Weeds can be a concern.

So can fertility, but he said farmers may apply too much nitrogen as often as they apply too little. He’s used a Green Seeker monitoring device, along with N-rich strips, for five years to determine in-season nitrogen needs. Readings from that combination allowed him to apply fertilizer to 21 percent of his acreage in 2004, 61 percent in 2005, 38 percent in 2006, 100 percent in 2007, and back down to 52 percent in 2008.

“New technology speaks volumes about savings potential." The time it takes to install and monitor the N-rich strips is easy to justify, he said. “It takes eight hours to put in N-rich strips and it takes eight hours to read them. That’s just 80 hours over five years.”

He figures he saved as much as $384,000 on fertilizer over that time. “I don’t know where the money went, but at least I didn’t have to borrow that much." On an hourly basis, the technology is worth about $4,800 an hour. “That’s how technology works for us, and a hand-held Green Seeker costs about $4,500.”

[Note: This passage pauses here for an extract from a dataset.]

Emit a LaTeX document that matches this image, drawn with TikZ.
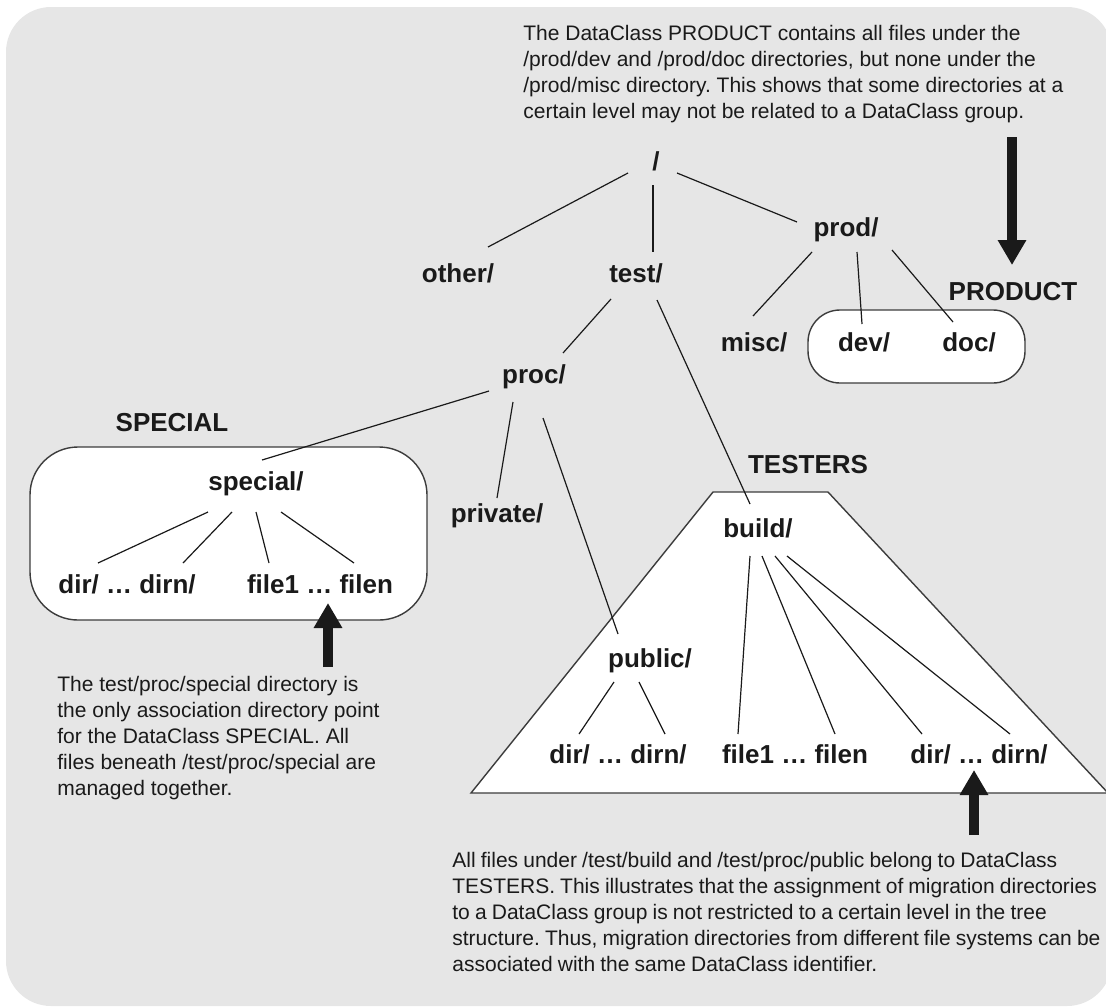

Kinder said Oklahoma wheat farmers have watched yields decrease over the past few years. “The five-year average yield is down since 2000 to about 30 bushels per acre. What we’re doing is not working. We’ve tilled the soil so much it’s not releasing nitrogen. We’re farming our soil worse than our grandfathers did.”

Kinder said if farms always got enough rain they might not need to no-till. Percentage of Oklahoma farmland in no-till production remains low, he said. “We need to do some unconventional thinking to solve problems. We assume that plants need a plow, but they grew for millions of years without plowing. What sense does it make to use a plow to prevent a plow pan? And why would native pasture not need plowing while cropland does?”

He said some folks believe their grandfathers didn’t change. “But they did. They adapted mechanization, hybrids and chemicals.”

“We need to solve our problems by thinking around them."